Saved entries

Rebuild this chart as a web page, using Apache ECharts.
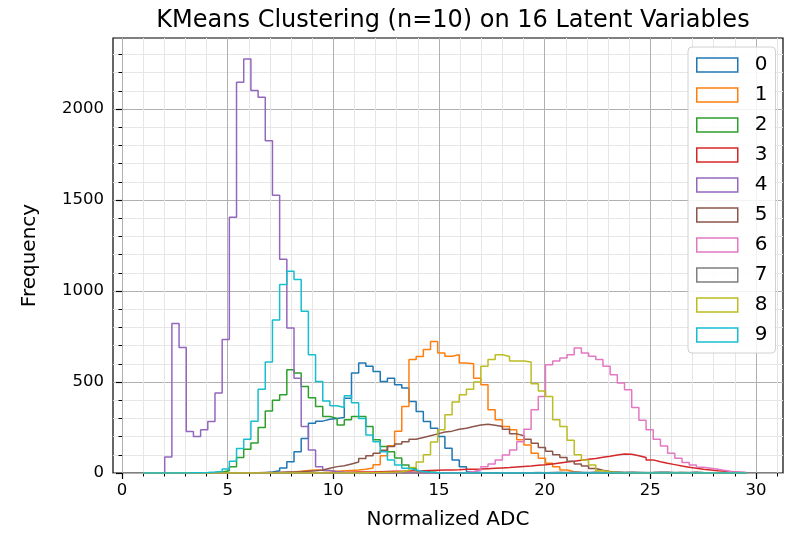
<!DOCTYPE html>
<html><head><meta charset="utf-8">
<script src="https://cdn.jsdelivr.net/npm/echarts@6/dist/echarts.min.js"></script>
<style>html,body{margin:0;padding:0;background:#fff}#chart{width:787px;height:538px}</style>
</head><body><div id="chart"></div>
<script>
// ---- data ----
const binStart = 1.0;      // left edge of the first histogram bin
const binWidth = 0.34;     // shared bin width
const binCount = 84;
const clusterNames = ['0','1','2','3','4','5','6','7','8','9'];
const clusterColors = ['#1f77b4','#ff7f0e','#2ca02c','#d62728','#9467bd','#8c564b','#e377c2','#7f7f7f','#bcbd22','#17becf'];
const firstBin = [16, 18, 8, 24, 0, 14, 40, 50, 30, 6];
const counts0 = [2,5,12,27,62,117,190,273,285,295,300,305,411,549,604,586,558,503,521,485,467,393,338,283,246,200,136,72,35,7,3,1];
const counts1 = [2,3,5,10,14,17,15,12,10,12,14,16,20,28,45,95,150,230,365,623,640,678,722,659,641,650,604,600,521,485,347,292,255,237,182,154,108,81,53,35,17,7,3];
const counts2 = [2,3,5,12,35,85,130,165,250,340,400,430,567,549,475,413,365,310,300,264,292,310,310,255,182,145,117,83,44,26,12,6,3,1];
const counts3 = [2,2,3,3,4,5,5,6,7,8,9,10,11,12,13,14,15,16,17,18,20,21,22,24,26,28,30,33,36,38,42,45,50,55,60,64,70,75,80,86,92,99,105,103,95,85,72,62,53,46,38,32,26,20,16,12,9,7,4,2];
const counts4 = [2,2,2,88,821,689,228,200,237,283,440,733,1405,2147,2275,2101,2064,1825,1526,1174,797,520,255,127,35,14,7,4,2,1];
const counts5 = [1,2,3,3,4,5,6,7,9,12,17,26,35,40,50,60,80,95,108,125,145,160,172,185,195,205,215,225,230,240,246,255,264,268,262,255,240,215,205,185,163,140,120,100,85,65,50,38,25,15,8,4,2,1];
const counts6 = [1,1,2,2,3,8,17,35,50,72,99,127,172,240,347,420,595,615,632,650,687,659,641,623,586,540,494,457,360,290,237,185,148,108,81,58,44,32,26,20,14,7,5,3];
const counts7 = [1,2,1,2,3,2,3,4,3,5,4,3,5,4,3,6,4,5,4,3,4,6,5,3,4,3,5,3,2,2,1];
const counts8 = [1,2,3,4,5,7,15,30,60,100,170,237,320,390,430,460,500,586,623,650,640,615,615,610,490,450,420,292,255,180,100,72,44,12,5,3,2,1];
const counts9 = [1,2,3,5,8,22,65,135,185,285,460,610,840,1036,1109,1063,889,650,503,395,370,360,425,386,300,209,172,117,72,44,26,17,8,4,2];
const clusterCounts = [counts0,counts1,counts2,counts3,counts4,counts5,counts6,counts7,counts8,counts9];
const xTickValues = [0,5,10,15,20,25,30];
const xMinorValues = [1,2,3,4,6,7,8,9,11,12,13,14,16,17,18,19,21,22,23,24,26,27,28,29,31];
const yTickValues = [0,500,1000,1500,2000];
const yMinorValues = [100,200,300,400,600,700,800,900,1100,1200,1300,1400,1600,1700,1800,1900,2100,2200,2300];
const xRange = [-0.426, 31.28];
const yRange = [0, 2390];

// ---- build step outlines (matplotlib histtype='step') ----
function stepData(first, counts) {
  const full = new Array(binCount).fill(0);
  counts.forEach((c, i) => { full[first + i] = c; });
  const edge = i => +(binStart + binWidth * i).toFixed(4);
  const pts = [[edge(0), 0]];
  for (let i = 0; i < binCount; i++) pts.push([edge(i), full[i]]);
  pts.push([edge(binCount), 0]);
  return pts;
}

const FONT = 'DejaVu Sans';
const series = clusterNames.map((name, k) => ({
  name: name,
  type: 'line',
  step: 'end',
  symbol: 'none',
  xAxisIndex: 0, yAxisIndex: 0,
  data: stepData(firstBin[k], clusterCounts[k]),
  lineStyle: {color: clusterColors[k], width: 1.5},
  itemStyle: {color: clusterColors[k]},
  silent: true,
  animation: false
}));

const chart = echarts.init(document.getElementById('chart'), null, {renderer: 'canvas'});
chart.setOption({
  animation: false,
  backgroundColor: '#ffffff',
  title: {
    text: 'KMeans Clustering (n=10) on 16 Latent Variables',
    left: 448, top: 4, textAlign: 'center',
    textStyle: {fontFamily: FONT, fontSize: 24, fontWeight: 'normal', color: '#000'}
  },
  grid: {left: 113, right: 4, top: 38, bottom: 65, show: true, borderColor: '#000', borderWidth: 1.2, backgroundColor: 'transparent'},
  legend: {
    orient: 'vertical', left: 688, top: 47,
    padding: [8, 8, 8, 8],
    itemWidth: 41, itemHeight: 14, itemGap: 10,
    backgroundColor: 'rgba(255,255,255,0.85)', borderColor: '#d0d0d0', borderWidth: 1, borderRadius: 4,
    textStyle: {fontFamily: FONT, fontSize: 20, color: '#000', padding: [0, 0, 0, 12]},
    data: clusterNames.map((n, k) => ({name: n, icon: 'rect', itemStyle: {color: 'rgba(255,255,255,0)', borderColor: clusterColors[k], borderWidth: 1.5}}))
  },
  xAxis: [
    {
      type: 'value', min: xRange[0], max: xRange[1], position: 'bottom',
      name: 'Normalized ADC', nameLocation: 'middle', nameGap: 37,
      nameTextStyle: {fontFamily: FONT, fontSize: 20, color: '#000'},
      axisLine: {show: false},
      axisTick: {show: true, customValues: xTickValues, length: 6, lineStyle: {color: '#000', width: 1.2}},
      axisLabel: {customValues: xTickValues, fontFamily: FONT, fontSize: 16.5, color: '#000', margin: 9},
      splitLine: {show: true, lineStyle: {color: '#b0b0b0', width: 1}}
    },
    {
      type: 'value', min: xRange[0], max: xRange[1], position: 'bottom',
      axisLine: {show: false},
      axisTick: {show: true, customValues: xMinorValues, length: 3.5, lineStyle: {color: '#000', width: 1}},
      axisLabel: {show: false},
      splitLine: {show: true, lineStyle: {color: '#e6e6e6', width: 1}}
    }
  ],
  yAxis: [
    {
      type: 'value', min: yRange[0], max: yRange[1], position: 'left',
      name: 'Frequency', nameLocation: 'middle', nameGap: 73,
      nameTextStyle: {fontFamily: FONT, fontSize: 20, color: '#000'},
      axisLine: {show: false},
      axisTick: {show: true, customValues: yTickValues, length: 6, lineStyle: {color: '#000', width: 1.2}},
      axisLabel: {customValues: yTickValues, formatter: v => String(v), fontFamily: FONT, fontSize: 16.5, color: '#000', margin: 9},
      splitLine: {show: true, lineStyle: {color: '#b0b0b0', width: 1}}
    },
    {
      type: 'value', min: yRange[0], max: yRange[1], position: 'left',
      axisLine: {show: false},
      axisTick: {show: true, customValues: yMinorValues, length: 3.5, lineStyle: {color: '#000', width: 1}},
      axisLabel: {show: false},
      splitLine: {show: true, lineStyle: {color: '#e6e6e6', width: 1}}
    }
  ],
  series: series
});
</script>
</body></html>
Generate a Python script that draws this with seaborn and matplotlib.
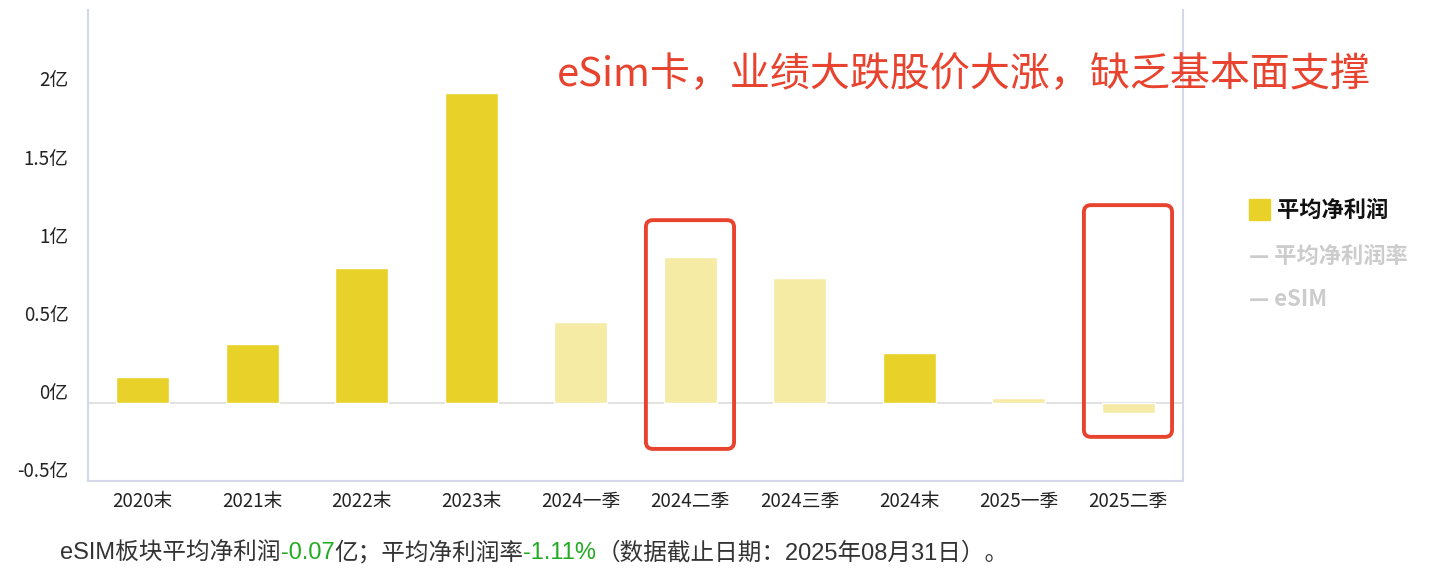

### WRITTEN REQUEST
Copy each line of the data that contains the word "matplotlib".

### THE SOLUTION
// ---- build step outlines (matplotlib histtype='step') ----
Generate a Python script that draws this with seaborn and matplotlib.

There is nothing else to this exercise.